── Source data
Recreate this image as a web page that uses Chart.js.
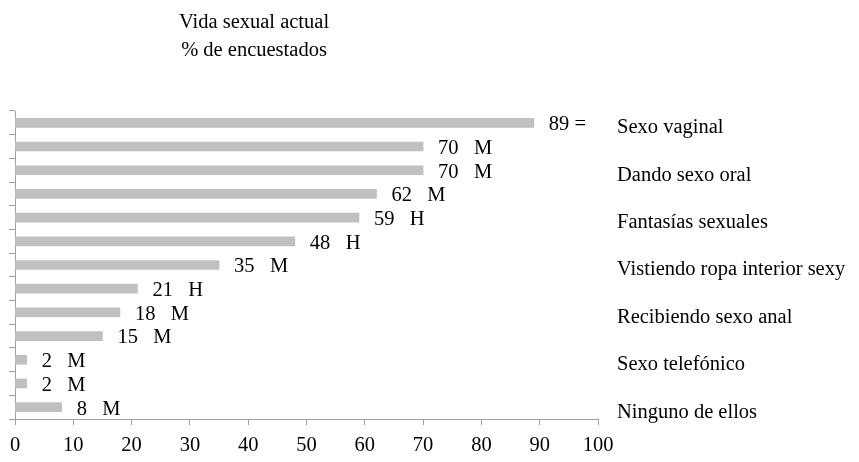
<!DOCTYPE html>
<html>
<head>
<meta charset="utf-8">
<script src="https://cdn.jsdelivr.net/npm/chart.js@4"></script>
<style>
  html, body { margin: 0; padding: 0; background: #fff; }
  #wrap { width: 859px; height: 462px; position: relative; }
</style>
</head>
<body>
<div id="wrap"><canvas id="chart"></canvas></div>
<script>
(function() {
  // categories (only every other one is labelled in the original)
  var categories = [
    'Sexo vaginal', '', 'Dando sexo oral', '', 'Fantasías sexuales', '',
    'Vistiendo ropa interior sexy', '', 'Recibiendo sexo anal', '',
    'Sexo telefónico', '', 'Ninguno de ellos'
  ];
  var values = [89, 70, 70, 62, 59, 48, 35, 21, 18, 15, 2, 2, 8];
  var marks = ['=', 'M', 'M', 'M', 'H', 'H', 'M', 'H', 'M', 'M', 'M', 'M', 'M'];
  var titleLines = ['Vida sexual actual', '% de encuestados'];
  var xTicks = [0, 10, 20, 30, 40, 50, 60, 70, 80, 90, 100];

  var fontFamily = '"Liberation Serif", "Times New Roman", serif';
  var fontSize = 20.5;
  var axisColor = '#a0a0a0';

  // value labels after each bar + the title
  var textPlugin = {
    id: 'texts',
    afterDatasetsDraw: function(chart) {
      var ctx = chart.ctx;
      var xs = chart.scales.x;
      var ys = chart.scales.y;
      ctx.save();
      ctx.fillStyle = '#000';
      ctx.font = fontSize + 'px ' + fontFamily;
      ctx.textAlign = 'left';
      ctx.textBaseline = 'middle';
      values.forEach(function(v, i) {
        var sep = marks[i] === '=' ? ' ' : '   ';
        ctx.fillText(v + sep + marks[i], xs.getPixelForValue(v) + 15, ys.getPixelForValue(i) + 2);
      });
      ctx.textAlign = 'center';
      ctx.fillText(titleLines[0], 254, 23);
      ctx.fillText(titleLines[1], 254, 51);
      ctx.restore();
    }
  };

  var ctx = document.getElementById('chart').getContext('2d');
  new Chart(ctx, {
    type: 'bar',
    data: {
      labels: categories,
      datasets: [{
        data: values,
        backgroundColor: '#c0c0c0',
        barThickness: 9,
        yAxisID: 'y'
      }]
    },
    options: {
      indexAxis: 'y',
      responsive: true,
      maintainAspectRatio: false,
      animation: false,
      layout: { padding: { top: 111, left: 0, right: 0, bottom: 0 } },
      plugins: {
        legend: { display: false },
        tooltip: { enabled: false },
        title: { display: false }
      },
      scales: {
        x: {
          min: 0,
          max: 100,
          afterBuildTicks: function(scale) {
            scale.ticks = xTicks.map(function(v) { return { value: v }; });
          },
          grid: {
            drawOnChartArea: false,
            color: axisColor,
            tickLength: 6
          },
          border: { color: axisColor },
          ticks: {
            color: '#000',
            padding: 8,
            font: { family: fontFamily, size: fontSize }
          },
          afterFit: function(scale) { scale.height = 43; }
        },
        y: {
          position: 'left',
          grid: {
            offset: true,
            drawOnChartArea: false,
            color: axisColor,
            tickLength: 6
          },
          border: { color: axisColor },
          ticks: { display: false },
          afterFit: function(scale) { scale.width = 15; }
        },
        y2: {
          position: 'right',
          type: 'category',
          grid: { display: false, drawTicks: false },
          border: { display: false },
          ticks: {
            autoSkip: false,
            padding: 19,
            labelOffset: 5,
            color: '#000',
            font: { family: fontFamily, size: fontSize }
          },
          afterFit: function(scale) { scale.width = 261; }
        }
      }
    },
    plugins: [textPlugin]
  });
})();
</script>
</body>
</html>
────
**Work instructions**
Repeat the material above word for word and skip every image in it.

**Exercise result**
Recreate this image as a web page that uses Chart.js.
<!DOCTYPE html>
<html>
<head>
<meta charset="utf-8">
<script src="https://cdn.jsdelivr.net/npm/chart.js@4"></script>
<style>
  html, body { margin: 0; padding: 0; background: #fff; }
  #wrap { width: 859px; height: 462px; position: relative; }
</style>
</head>
<body>
<div id="wrap"><canvas id="chart"></canvas></div>
<script>
(function() {
  // categories (only every other one is labelled in the original)
  var categories = [
    'Sexo vaginal', '', 'Dando sexo oral', '', 'Fantasías sexuales', '',
    'Vistiendo ropa interior sexy', '', 'Recibiendo sexo anal', '',
    'Sexo telefónico', '', 'Ninguno de ellos'
  ];
  var values = [89, 70, 70, 62, 59, 48, 35, 21, 18, 15, 2, 2, 8];
  var marks = ['=', 'M', 'M', 'M', 'H', 'H', 'M', 'H', 'M', 'M', 'M', 'M', 'M'];
  var titleLines = ['Vida sexual actual', '% de encuestados'];
  var xTicks = [0, 10, 20, 30, 40, 50, 60, 70, 80, 90, 100];

  var fontFamily = '"Liberation Serif", "Times New Roman", serif';
  var fontSize = 20.5;
  var axisColor = '#a0a0a0';

  // value labels after each bar + the title
  var textPlugin = {
    id: 'texts',
    afterDatasetsDraw: function(chart) {
      var ctx = chart.ctx;
      var xs = chart.scales.x;
      var ys = chart.scales.y;
      ctx.save();
      ctx.fillStyle = '#000';
      ctx.font = fontSize + 'px ' + fontFamily;
      ctx.textAlign = 'left';
      ctx.textBaseline = 'middle';
      values.forEach(function(v, i) {
        var sep = marks[i] === '=' ? ' ' : '   ';
        ctx.fillText(v + sep + marks[i], xs.getPixelForValue(v) + 15, ys.getPixelForValue(i) + 2);
      });
      ctx.textAlign = 'center';
      ctx.fillText(titleLines[0], 254, 23);
      ctx.fillText(titleLines[1], 254, 51);
      ctx.restore();
    }
  };

  var ctx = document.getElementById('chart').getContext('2d');
  new Chart(ctx, {
    type: 'bar',
    data: {
      labels: categories,
      datasets: [{
        data: values,
        backgroundColor: '#c0c0c0',
        barThickness: 9,
        yAxisID: 'y'
      }]
    },
    options: {
      indexAxis: 'y',
      responsive: true,
      maintainAspectRatio: false,
      animation: false,
      layout: { padding: { top: 111, left: 0, right: 0, bottom: 0 } },
      plugins: {
        legend: { display: false },
        tooltip: { enabled: false },
        title: { display: false }
      },
      scales: {
        x: {
          min: 0,
          max: 100,
          afterBuildTicks: function(scale) {
            scale.ticks = xTicks.map(function(v) { return { value: v }; });
          },
          grid: {
            drawOnChartArea: false,
            color: axisColor,
            tickLength: 6
          },
          border: { color: axisColor },
          ticks: {
            color: '#000',
            padding: 8,
            font: { family: fontFamily, size: fontSize }
          },
          afterFit: function(scale) { scale.height = 43; }
        },
        y: {
          position: 'left',
          grid: {
            offset: true,
            drawOnChartArea: false,
            color: axisColor,
            tickLength: 6
          },
          border: { color: axisColor },
          ticks: { display: false },
          afterFit: function(scale) { scale.width = 15; }
        },
        y2: {
          position: 'right',
          type: 'category',
          grid: { display: false, drawTicks: false },
          border: { display: false },
          ticks: {
            autoSkip: false,
            padding: 19,
            labelOffset: 5,
            color: '#000',
            font: { family: fontFamily, size: fontSize }
          },
          afterFit: function(scale) { scale.width = 261; }
        }
      }
    },
    plugins: [textPlugin]
  });
})();
</script>
</body>
</html>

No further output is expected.